Salem Media Group intends to offer some $255 million aggregate principal amount of senior secured notes due 2024 in a private offering that’s exempt from the registration requirements of the Securities Act of 1933.
The news comes as the conservative and Christian-themed media company saw its Q1 net income soar on flat revenue.
Total revenue came in at $65 million, up from $64.6 million.
Net income jumped to $1.1 million (4 cents per diluted share), $353,000 (1 cent).
However, Salem net revenue is driven by its broadcast division, and in Q1 this totaled $47.8 million, down from $48.7 million in Q1 2016.

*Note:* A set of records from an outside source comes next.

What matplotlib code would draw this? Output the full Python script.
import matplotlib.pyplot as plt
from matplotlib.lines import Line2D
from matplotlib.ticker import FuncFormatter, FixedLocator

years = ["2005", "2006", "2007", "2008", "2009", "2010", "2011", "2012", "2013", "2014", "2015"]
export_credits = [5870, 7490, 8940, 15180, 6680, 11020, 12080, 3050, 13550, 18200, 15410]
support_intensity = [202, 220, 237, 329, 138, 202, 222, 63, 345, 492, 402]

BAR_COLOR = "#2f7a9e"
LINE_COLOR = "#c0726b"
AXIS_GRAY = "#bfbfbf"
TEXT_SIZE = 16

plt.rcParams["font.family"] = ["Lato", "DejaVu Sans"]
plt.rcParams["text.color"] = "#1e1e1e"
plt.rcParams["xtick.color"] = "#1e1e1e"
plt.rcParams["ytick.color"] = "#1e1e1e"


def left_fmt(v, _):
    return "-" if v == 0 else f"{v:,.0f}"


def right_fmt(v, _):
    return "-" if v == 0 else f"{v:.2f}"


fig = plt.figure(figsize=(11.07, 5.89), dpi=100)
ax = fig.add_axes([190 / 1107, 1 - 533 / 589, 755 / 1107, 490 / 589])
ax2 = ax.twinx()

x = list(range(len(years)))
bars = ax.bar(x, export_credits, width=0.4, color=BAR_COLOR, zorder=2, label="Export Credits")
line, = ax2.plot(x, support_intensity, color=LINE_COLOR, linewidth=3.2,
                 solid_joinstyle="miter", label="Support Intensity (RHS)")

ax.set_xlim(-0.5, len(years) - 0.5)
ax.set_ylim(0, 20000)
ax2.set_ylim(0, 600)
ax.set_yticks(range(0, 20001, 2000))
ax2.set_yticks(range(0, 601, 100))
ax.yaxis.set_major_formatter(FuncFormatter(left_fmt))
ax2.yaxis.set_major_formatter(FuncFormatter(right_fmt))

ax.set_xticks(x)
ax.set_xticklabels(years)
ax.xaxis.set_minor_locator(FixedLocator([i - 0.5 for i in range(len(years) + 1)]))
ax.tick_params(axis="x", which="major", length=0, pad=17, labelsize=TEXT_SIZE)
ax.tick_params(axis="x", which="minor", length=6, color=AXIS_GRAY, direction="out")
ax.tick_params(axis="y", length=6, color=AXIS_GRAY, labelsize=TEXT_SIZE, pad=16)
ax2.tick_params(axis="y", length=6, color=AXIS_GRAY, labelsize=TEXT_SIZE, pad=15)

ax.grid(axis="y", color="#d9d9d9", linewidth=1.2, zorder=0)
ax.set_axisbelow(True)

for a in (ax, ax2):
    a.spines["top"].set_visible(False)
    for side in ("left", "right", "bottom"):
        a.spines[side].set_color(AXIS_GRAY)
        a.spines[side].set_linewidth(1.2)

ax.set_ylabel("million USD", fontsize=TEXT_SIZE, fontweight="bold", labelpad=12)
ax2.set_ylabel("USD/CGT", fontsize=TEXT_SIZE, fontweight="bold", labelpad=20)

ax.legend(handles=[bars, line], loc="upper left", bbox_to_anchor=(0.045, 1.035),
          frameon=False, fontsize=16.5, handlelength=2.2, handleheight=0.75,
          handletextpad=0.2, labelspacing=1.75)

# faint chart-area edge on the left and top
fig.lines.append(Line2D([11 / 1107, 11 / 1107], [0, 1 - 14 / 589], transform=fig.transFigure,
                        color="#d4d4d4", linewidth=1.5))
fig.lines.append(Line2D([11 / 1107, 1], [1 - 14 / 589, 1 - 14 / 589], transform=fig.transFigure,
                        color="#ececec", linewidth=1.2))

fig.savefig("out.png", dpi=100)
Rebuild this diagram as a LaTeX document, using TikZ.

How does Q2 look for Salem?
Not great. The company is projecting total revenue to decline 1% to 3% from Q2 2016, to $67.8 million. The decline is due to the lack of political revenue, the elimination of four loss-making magazines during the quarter … and the fact that the company released Hillary’s America by Dinesh D’Souza late in Q2 2016. The company does not have a comparable book release scheduled for Q2 2017.
Yet, excluding the impact of these items, Salem would be projecting revenue growth of 0.5% to 2.5%.
The company is also projecting operating expenses before gains or losses on the disposal of assets, stock-based compensation expense, changes in the estimated fair value of contingent earn-out consideration, impairments, depreciation expense and amortization expense to be between a decrease of 1% and an increase of 2% compared to the second quarter of 2016 non-GAAP operating expenses of $54.9 million.